The people behind the music are the London-based collective Sian Alice Group, who have been labeled by some as shoegaze, but calling them that would be overlooking their other dimensions — influences and moods ranging from post-jazz and trance to baroque to plain and simple. Around the time they released their first full-length, 2008's 59:59, which featured guest appearances by 's John Coxon and Gang Gang Dance's Brian DeGraw, Sian Alice Group issued a skeletal four-song EP called The Dusk Line that consisted of nothing but piano and vocals. Good luck pinning these guys down.
And honestly, why bother trying? Just go with it — literally. Each Troubled song is its own little journey, sometimes purely instrumental, sometimes not. Heavy on the synthesizer, "Airlock" is astronaut music—a wordless space odyssey. "Close to the Ground" has a steamy, tribal feel with thumping percussion. (It may remind you, in fact, of Fleetwood Mac's "Big Love".) Album opener "Love That Moves the Sun" has a prismatic effect that recalls a meditative Stereolab, while "First Song — Angelina," with its rolling piano progressions and Middle Earth vibe, is just waiting for the right fantasy film to come along and add it to its soundtrack.

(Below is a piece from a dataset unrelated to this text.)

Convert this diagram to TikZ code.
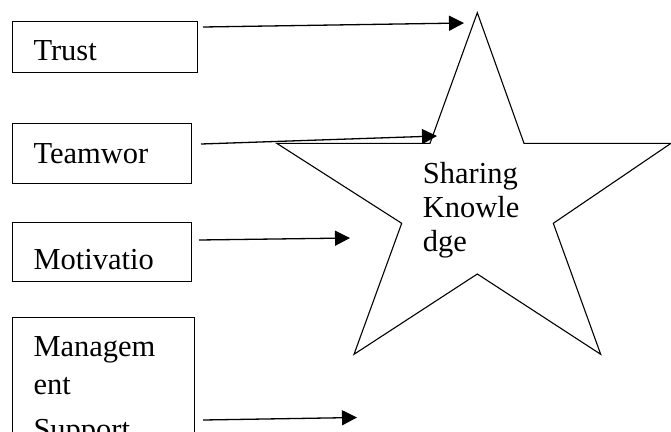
\documentclass[tikz,border=0pt]{standalone}
\usepackage{fontspec}
\setmainfont{Liberation Serif}
\usetikzlibrary{arrows.meta}
\begin{document}
\begin{tikzpicture}[x=1pt,y=-1pt,
  box/.style={draw, line width=1.3pt, inner sep=0pt, anchor=north west},
  txt/.style={anchor=base west, inner sep=0pt, font=\fontsize{30.5}{35}\selectfont},
  arr/.style={line width=1.3pt, -{Triangle[length=15pt,width=15pt]}},
  starline/.style={line width=1.1pt, line join=miter}]
\useasboundingbox (0,0) rectangle (671,431);
\clip (0,0) rectangle (671,431);
\fill[white] (0,0) rectangle (671,431);
% boxes
\node[box, minimum width=185pt, minimum height=51pt] (trust) at (12,21) {};
\node[box, minimum width=179pt, minimum height=60pt] (team) at (12,123) {};
\node[box, minimum width=179pt, minimum height=59pt] (motiv) at (12,222) {};
\node[box, minimum width=182pt, minimum height=160pt] (mgmt) at (12,317) {};
% box texts
\node[txt] (ttrust) at (33.3,60.7) {Trust};
\node[txt] (tteam) at (33.3,163.3) {Teamwor};
\node[txt] (tmotiv) at (33.3,269.3) {Motivatio};
\node[txt] (tmgmt1) at (33.3,356) {Managem};
\node[txt] (tmgmt2) at (33.3,394) {ent};
\node[txt] (tmgmt3) at (33.3,439) {Support};
% star
\coordinate (s1) at (477.3,12.7);
\coordinate (s2) at (524,143.3);
\coordinate (s3) at (671,143.3);
\coordinate (s4) at (553.3,223.3);
\coordinate (s5) at (600.7,354.3);
\coordinate (s6) at (477.3,274);
\coordinate (s7) at (354,354.3);
\coordinate (s8) at (401.7,223.3);
\coordinate (s9) at (276.7,143.3);
\coordinate (s10) at (430,143.3);
\draw[starline] (s1) -- (s2) -- (s3) -- (s4) -- (s5) -- (s6) -- (s7) -- (s8) -- (s9) -- (s10) -- cycle;
\node[txt] (sk1) at (422.7,183.3) {Sharing};
\node[txt] (sk2) at (422.7,217.7) {Knowle};
\node[txt] (sk3) at (422.7,251.7) {dge};
% arrows
\coordinate (a1s) at (203,27);
\coordinate (a1e) at (464,23);
\coordinate (a2s) at (201,144);
\coordinate (a2e) at (437,136);
\coordinate (a3s) at (199,240);
\coordinate (a3e) at (350,238);
\coordinate (a4s) at (203,420);
\coordinate (a4e) at (357,417.5);
\draw[arr] (a1s) -- (a1e);
\draw[arr] (a2s) -- (a2e);
\draw[arr] (a3s) -- (a3e);
\draw[arr] (a4s) -- (a4e);
\end{tikzpicture}
\end{document}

Why take so long to comment on the vocalist, you might be wondering? While Sian Alice Group has one — her name is Sian Ahern — she plays a different role than most lead singers — a supporting role. And that seems to be a calculated move. Ahern has a tissue-paper voice, and it hangs over the music like a soft mist on an autumn English afternoon. A mixed metaphor, yes but that's really the effect her singing has — it's light and dreamy, and any chance you have at fully grasping this group becomes evanescent with each note she sings.